**Data extract**
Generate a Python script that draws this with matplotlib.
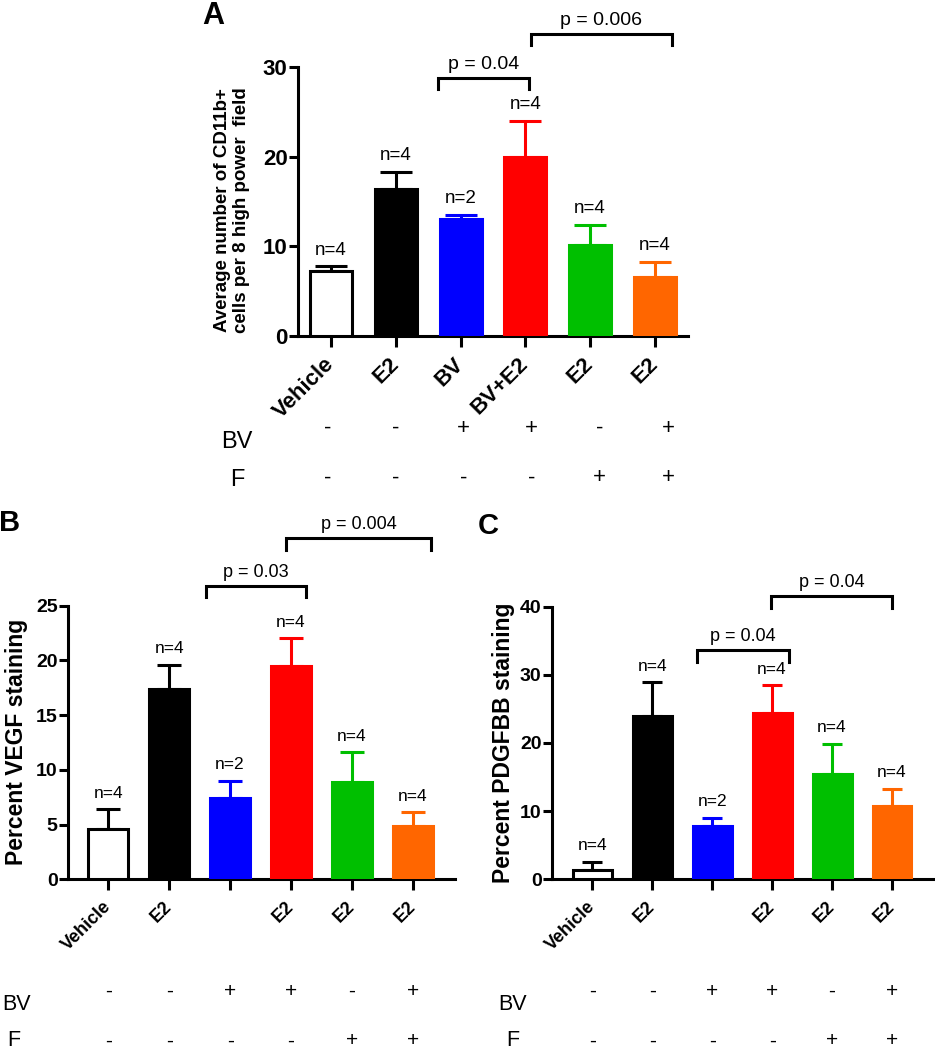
import numpy as np
import matplotlib.pyplot as plt
from matplotlib import transforms

plt.rcParams['font.family'] = ['Liberation Sans', 'DejaVu Sans']

#bar fill colours, same order in every panel (vehicle is an open bar)
colors = ['white', 'black', '#0000FF', '#FF0000', '#00BF00', '#FF6600']
edges = ['black', 'black', '#0000FF', '#FF0000', '#00BF00', '#FF6600']

#treatment table under the bars
bv_row = ['-', '-', '+', '+', '-', '+']
f_row = ['-', '-', '-', '-', '+', '+']
n_labels = ['n=4', 'n=4', 'n=2', 'n=4', 'n=4', 'n=4']

#panel A: CD11b+ cells
labelsA = ['Vehicle', 'E2', 'BV', 'BV+E2', 'E2', 'E2']
meanA = [7.3, 16.4, 13.0, 20.0, 10.1, 6.6]
semA = [0.5, 1.9, 0.5, 4.0, 2.3, 1.7]
pA = ['p = 0.04', 'p = 0.006']

#panel B: VEGF
labelsB = ['Vehicle', 'E2', '', 'E2', 'E2', 'E2']
meanB = [4.6, 17.4, 7.4, 19.5, 8.9, 4.9]
semB = [1.8, 2.2, 1.6, 2.5, 2.7, 1.2]
pB = ['p = 0.03', 'p = 0.004']

#panel C: PDGFBB
labelsC = ['Vehicle', 'E2', '', 'E2', 'E2', 'E2']
meanC = [1.4, 24.0, 7.8, 24.4, 15.5, 10.8]
semC = [1.2, 4.9, 1.2, 4.1, 4.4, 2.5]
pC = ['p = 0.04', 'p = 0.04']

#bracket ends (x0, x1) and heights (top, leg) in data units
bracketsA = [(1.65, 3.05, 28.8, 27.5), (3.09, 5.26, 33.7, 32.5)]
bracketsB = [(1.61, 3.25, 26.8, 25.8), (2.92, 5.30, 31.2, 30.1)]
bracketsC = [(1.75, 3.28, 33.7, 31.9), (2.98, 5.00, 41.6, 39.8)]


def draw_panel(ax, labels, means, sems, brackets, pvals, ymax, ystep,
               tick_fs, xlab_fs, n_fs, p_fs, capsize, xlim):
    x = np.arange(len(means))
    ax.bar(x, means, width=0.65, color=colors, edgecolor=edges,
           linewidth=2.2, zorder=3)
    #only the upper half of the error bar is shown
    for i in range(len(means)):
        ax.errorbar(x[i], means[i], yerr=[[0], [sems[i]]], fmt='none',
                    ecolor=edges[i], elinewidth=2.2, capsize=capsize,
                    capthick=2.2, zorder=2)
        ax.annotate(n_labels[i], (x[i], means[i] + sems[i]),
                    xytext=(0, 11.5), textcoords='offset points',
                    ha='center', va='center', fontsize=n_fs)
    for k in range(len(brackets)):
        x0, x1, ytop, yleg = brackets[k]
        ax.plot([x0, x0, x1, x1], [yleg, ytop, ytop, yleg], color='black',
                lw=2.2, clip_on=False, solid_joinstyle='miter')
        ax.annotate(pvals[k], ((x0 + x1) / 2, ytop), xytext=(0, 3.5),
                    textcoords='offset points', ha='center', va='bottom',
                    fontsize=p_fs, annotation_clip=False)
    ax.set_xlim(xlim)
    ax.set_ylim(0, ymax)
    ax.set_yticks(np.arange(0, ymax + 1, ystep))
    ax.set_xticks(x)
    ax.set_xticklabels(labels, rotation=45, ha='right', va='center',
                       rotation_mode='anchor', fontsize=xlab_fs,
                       fontweight='bold')
    for lab in ax.get_yticklabels():
        lab.set_fontsize(tick_fs)
        lab.set_fontweight('bold')
    ax.spines['top'].set_visible(False)
    ax.spines['right'].set_visible(False)
    ax.spines['left'].set_linewidth(2.2)
    ax.spines['bottom'].set_linewidth(2.2)
    ax.tick_params(axis='y', length=6.5, width=2.2, pad=1)
    ax.tick_params(axis='x', length=8, width=2.2, pad=10)


def draw_rows(fig, ax, xs, y_bv, y_f, fs):
    tr = transforms.blended_transform_factory(ax.transData, fig.transFigure)
    for i in range(len(xs)):
        ax.text(xs[i], y_bv, bv_row[i], transform=tr, ha='center',
                va='center', fontsize=fs)
        ax.text(xs[i], y_f, f_row[i], transform=tr, ha='center',
                va='center', fontsize=fs)


fig = plt.figure(figsize=(9.35, 10.5), dpi=100)

axA = fig.add_axes([0.3187, 0.68, 0.4171, 0.2562])
axB = fig.add_axes([0.0727, 0.1626, 0.4139, 0.2607])
axC = fig.add_axes([0.5904, 0.1626, 0.4085, 0.2597])

draw_panel(axA, labelsA, meanA, semA, bracketsA, pA, 30, 10,
           16, 16, 13.5, 14, 11.5, (-0.51, 5.51))
draw_panel(axB, labelsB, meanB, semB, bracketsB, pB, 25, 5,
           14, 13, 12.5, 13, 8.5, (-0.66, 5.69))
draw_panel(axC, labelsC, meanC, semC, bracketsC, pC, 40, 10,
           14, 13, 12.5, 13, 7.5, (-0.67, 5.70))

#y axis titles
fig.text(0.248, 0.80, 'Average number of CD11b+\ncells per 8 high power  field',
         rotation=90, ha='center', va='center', fontsize=13.5,
         fontweight='bold', multialignment='center', linespacing=1.1)
fig.text(0.018, 0.293, 'Percent VEGF staining', rotation=90, ha='center',
         va='center', fontsize=16.5, fontweight='bold')
fig.text(0.539, 0.293, 'Percent PDGFBB staining', rotation=90, ha='center',
         va='center', fontsize=16.5, fontweight='bold')

#panel letters
fig.text(0.228, 0.999, 'A', ha='center', va='top', fontsize=22,
         fontweight='bold')
fig.text(0.010, 0.502, 'B', ha='center', va='center', fontsize=21,
         fontweight='bold')
fig.text(0.522, 0.499, 'C', ha='center', va='center', fontsize=21,
         fontweight='bold')

#+/- rows
xA = [1.05 * i - 0.05 for i in range(6)]
draw_rows(fig, axA, xA, 0.592, 0.545, 16)
draw_rows(fig, axB, list(range(6)), 0.0555, 0.0086, 15)
draw_rows(fig, axC, list(range(6)), 0.0555, 0.0086, 15)

fig.text(0.2535, 0.579, 'BV', ha='center', va='center', fontsize=17)
fig.text(0.2535, 0.543, 'F', ha='center', va='center', fontsize=17)
fig.text(0.018, 0.0429, 'BV', ha='center', va='center', fontsize=15.5)
fig.text(0.015, 0.0095, 'F', ha='center', va='center', fontsize=15.5)
fig.text(0.548, 0.0429, 'BV', ha='center', va='center', fontsize=15.5)
fig.text(0.548, 0.0095, 'F', ha='center', va='center', fontsize=15.5)

fig.savefig('out.png', dpi=100)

**Exercise task**
Without including any picture, repeat the data exactly.

**Full answer**
Generate a Python script that draws this with matplotlib.
import numpy as np
import matplotlib.pyplot as plt
from matplotlib import transforms

plt.rcParams['font.family'] = ['Liberation Sans', 'DejaVu Sans']

#bar fill colours, same order in every panel (vehicle is an open bar)
colors = ['white', 'black', '#0000FF', '#FF0000', '#00BF00', '#FF6600']
edges = ['black', 'black', '#0000FF', '#FF0000', '#00BF00', '#FF6600']

#treatment table under the bars
bv_row = ['-', '-', '+', '+', '-', '+']
f_row = ['-', '-', '-', '-', '+', '+']
n_labels = ['n=4', 'n=4', 'n=2', 'n=4', 'n=4', 'n=4']

#panel A: CD11b+ cells
labelsA = ['Vehicle', 'E2', 'BV', 'BV+E2', 'E2', 'E2']
meanA = [7.3, 16.4, 13.0, 20.0, 10.1, 6.6]
semA = [0.5, 1.9, 0.5, 4.0, 2.3, 1.7]
pA = ['p = 0.04', 'p = 0.006']

#panel B: VEGF
labelsB = ['Vehicle', 'E2', '', 'E2', 'E2', 'E2']
meanB = [4.6, 17.4, 7.4, 19.5, 8.9, 4.9]
semB = [1.8, 2.2, 1.6, 2.5, 2.7, 1.2]
pB = ['p = 0.03', 'p = 0.004']

#panel C: PDGFBB
labelsC = ['Vehicle', 'E2', '', 'E2', 'E2', 'E2']
meanC = [1.4, 24.0, 7.8, 24.4, 15.5, 10.8]
semC = [1.2, 4.9, 1.2, 4.1, 4.4, 2.5]
pC = ['p = 0.04', 'p = 0.04']

#bracket ends (x0, x1) and heights (top, leg) in data units
bracketsA = [(1.65, 3.05, 28.8, 27.5), (3.09, 5.26, 33.7, 32.5)]
bracketsB = [(1.61, 3.25, 26.8, 25.8), (2.92, 5.30, 31.2, 30.1)]
bracketsC = [(1.75, 3.28, 33.7, 31.9), (2.98, 5.00, 41.6, 39.8)]


def draw_panel(ax, labels, means, sems, brackets, pvals, ymax, ystep,
               tick_fs, xlab_fs, n_fs, p_fs, capsize, xlim):
    x = np.arange(len(means))
    ax.bar(x, means, width=0.65, color=colors, edgecolor=edges,
           linewidth=2.2, zorder=3)
    #only the upper half of the error bar is shown
    for i in range(len(means)):
        ax.errorbar(x[i], means[i], yerr=[[0], [sems[i]]], fmt='none',
                    ecolor=edges[i], elinewidth=2.2, capsize=capsize,
                    capthick=2.2, zorder=2)
        ax.annotate(n_labels[i], (x[i], means[i] + sems[i]),
                    xytext=(0, 11.5), textcoords='offset points',
                    ha='center', va='center', fontsize=n_fs)
    for k in range(len(brackets)):
        x0, x1, ytop, yleg = brackets[k]
        ax.plot([x0, x0, x1, x1], [yleg, ytop, ytop, yleg], color='black',
                lw=2.2, clip_on=False, solid_joinstyle='miter')
        ax.annotate(pvals[k], ((x0 + x1) / 2, ytop), xytext=(0, 3.5),
                    textcoords='offset points', ha='center', va='bottom',
                    fontsize=p_fs, annotation_clip=False)
    ax.set_xlim(xlim)
    ax.set_ylim(0, ymax)
    ax.set_yticks(np.arange(0, ymax + 1, ystep))
    ax.set_xticks(x)
    ax.set_xticklabels(labels, rotation=45, ha='right', va='center',
                       rotation_mode='anchor', fontsize=xlab_fs,
                       fontweight='bold')
    for lab in ax.get_yticklabels():
        lab.set_fontsize(tick_fs)
        lab.set_fontweight('bold')
    ax.spines['top'].set_visible(False)
    ax.spines['right'].set_visible(False)
    ax.spines['left'].set_linewidth(2.2)
    ax.spines['bottom'].set_linewidth(2.2)
    ax.tick_params(axis='y', length=6.5, width=2.2, pad=1)
    ax.tick_params(axis='x', length=8, width=2.2, pad=10)


def draw_rows(fig, ax, xs, y_bv, y_f, fs):
    tr = transforms.blended_transform_factory(ax.transData, fig.transFigure)
    for i in range(len(xs)):
        ax.text(xs[i], y_bv, bv_row[i], transform=tr, ha='center',
                va='center', fontsize=fs)
        ax.text(xs[i], y_f, f_row[i], transform=tr, ha='center',
                va='center', fontsize=fs)


fig = plt.figure(figsize=(9.35, 10.5), dpi=100)

axA = fig.add_axes([0.3187, 0.68, 0.4171, 0.2562])
axB = fig.add_axes([0.0727, 0.1626, 0.4139, 0.2607])
axC = fig.add_axes([0.5904, 0.1626, 0.4085, 0.2597])

draw_panel(axA, labelsA, meanA, semA, bracketsA, pA, 30, 10,
           16, 16, 13.5, 14, 11.5, (-0.51, 5.51))
draw_panel(axB, labelsB, meanB, semB, bracketsB, pB, 25, 5,
           14, 13, 12.5, 13, 8.5, (-0.66, 5.69))
draw_panel(axC, labelsC, meanC, semC, bracketsC, pC, 40, 10,
           14, 13, 12.5, 13, 7.5, (-0.67, 5.70))

#y axis titles
fig.text(0.248, 0.80, 'Average number of CD11b+\ncells per 8 high power  field',
         rotation=90, ha='center', va='center', fontsize=13.5,
         fontweight='bold', multialignment='center', linespacing=1.1)
fig.text(0.018, 0.293, 'Percent VEGF staining', rotation=90, ha='center',
         va='center', fontsize=16.5, fontweight='bold')
fig.text(0.539, 0.293, 'Percent PDGFBB staining', rotation=90, ha='center',
         va='center', fontsize=16.5, fontweight='bold')

#panel letters
fig.text(0.228, 0.999, 'A', ha='center', va='top', fontsize=22,
         fontweight='bold')
fig.text(0.010, 0.502, 'B', ha='center', va='center', fontsize=21,
         fontweight='bold')
fig.text(0.522, 0.499, 'C', ha='center', va='center', fontsize=21,
         fontweight='bold')

#+/- rows
xA = [1.05 * i - 0.05 for i in range(6)]
draw_rows(fig, axA, xA, 0.592, 0.545, 16)
draw_rows(fig, axB, list(range(6)), 0.0555, 0.0086, 15)
draw_rows(fig, axC, list(range(6)), 0.0555, 0.0086, 15)

fig.text(0.2535, 0.579, 'BV', ha='center', va='center', fontsize=17)
fig.text(0.2535, 0.543, 'F', ha='center', va='center', fontsize=17)
fig.text(0.018, 0.0429, 'BV', ha='center', va='center', fontsize=15.5)
fig.text(0.015, 0.0095, 'F', ha='center', va='center', fontsize=15.5)
fig.text(0.548, 0.0429, 'BV', ha='center', va='center', fontsize=15.5)
fig.text(0.548, 0.0095, 'F', ha='center', va='center', fontsize=15.5)

fig.savefig('out.png', dpi=100)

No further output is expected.